You are splitting hairs. It outlaws passwords where only the (salted) hash and not the plaintext is stored, which is the whole point of what's commonly known as "hashed passwords".

store the hashed value with your live database ... and store the plain text version in ... a separate system

Call that seperate system "the moneypot". I'm tempted to suggest that people just try that and see how that works out for them, given the inevitablity of failures of security and vigilance. But for the sake of the rest of us, let's not.

1 comments

I didn't say it was a smart law, but I'm also not splitting hairs.

If someone has that level of control over your system to access a write only file on a separate secured system, make a copy and extract it somewhere else, they probably also have enough access to insert a piece of code into your authentication system to dump all the plaintext passwords to a separate file as people login over time.

The message remains the same for all users regardless of this law - Don't reuse passwords, you can't trust their security.

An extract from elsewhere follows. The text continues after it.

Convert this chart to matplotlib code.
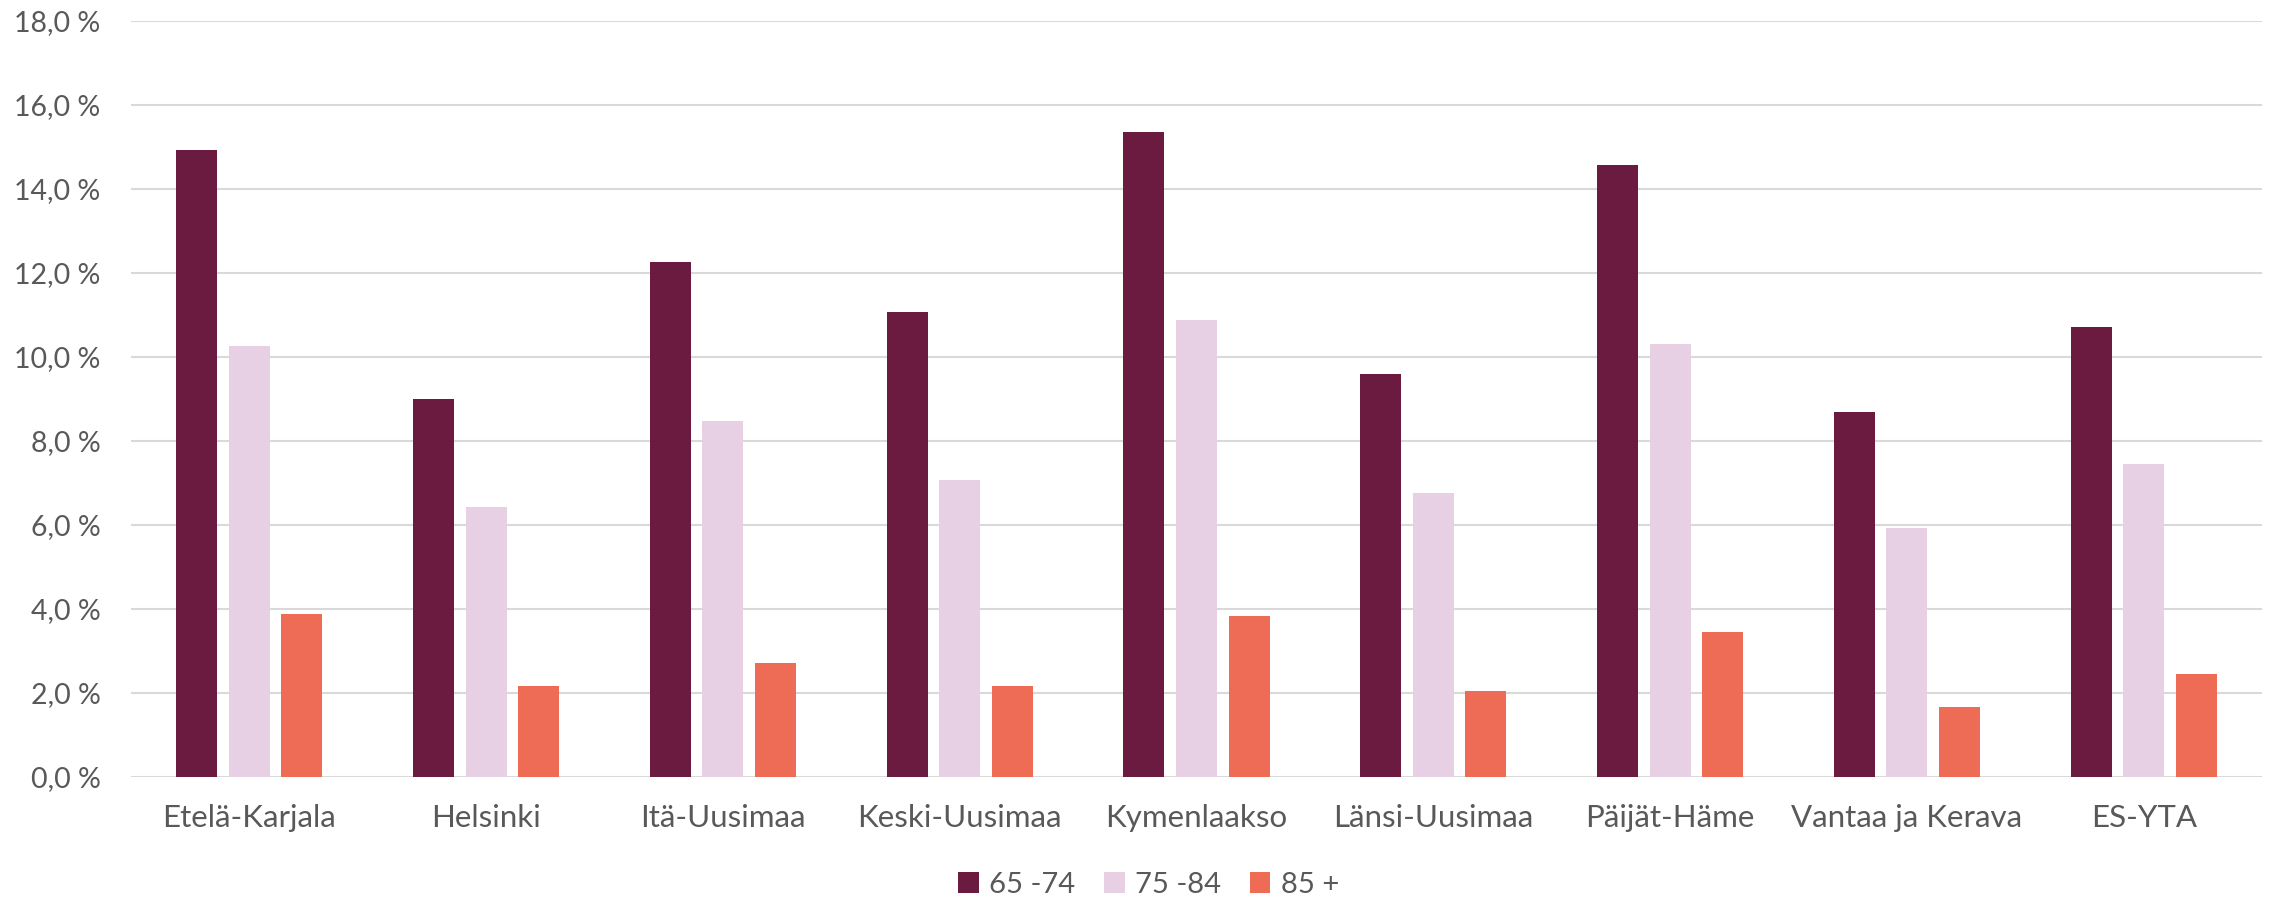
import matplotlib

matplotlib.use("Agg")
import matplotlib.pyplot as plt  # noqa: E402
import numpy as np  # noqa: E402
from matplotlib.patches import Patch  # noqa: E402

plt.rcParams["font.family"] = ["Lato", "DejaVu Sans"]

regions = ["Etelä-Karjala", "Helsinki", "Itä-Uusimaa", "Keski-Uusimaa", "Kymenlaakso",
           "Länsi-Uusimaa", "Päijät-Häme", "Vantaa ja Kerava", "ES-YTA"]
age_65_74 = [14.93, 9.00, 12.25, 11.07, 15.34, 9.59, 14.56, 8.69, 10.70]
age_75_84 = [10.25, 6.41, 8.48, 7.07, 10.87, 6.76, 10.31, 5.93, 7.45]
age_85 = [3.88, 2.15, 2.70, 2.17, 3.83, 2.03, 3.45, 1.66, 2.44]

series = [
    ("65 -74", age_65_74, "#6B1A40"),
    ("75 -84", age_75_84, "#E7D0E4"),
    ("85 +", age_85, "#EE6C56"),
]

TXT = "#595959"

fig = plt.figure(figsize=(22.7, 9.01), dpi=100)
ax = fig.add_axes([0.0577, 0.138, 0.9388, 0.839])

x = np.arange(len(regions))
offsets = [-0.222, 0.0, 0.222]
for (label, vals, color), off in zip(series, offsets):
    ax.bar(x + off, vals, width=0.173, color=color, zorder=3)

ax.set_xlim(-0.5, len(regions) - 0.5)
ax.set_ylim(0, 18)
ax.set_yticks(np.arange(0, 19, 2))
ax.set_yticklabels([f"{v:.1f} %".replace(".", ",") for v in np.arange(0, 19, 2)])
ax.set_xticks(x)
ax.set_xticklabels(regions)

ax.grid(axis="y", color="#D9D9D9", linewidth=1.5, zorder=0)
ax.set_axisbelow(True)
for s in ax.spines.values():
    s.set_visible(False)
ax.tick_params(axis="both", length=0, colors=TXT)
ax.tick_params(axis="y", pad=22, labelsize=20.5)
ax.tick_params(axis="x", pad=20, labelsize=22.5)

handles = [Patch(facecolor=c, edgecolor="none", label=l) for l, _, c in series]
fig.legend(handles=handles, loc="center", bbox_to_anchor=(0.506, 0.018), ncol=3,
           frameon=False, fontsize=21, labelcolor=TXT, handlelength=0.7,
           handleheight=0.7, handletextpad=0.35, columnspacing=1.0)

fig.savefig("out.png", dpi=100)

I'll be more specific about failures of security and vigilance: "separate secured system" aren't always as seperate and secured as they should be. Assume that all computers can connect to the internet these days unless specifically configured otherwise, and data gets copied, and copies get left lying around. e.g. the classic "left the laptop on a train" http://www.independent.co.uk/news/uk/politics/exclusive-new-... / "cd got lost in the mail" problem.
Ultimately, if two systems need to exchange data in any way, even in one direction only, they cannot truly be described as separate.
I'm also not splitting hairs.

of course you aren't. We know this because you say you aren't. What you are is making a nuanced distinction between what you mean when you say "stores hashed passwords" and what is commonly meant by that.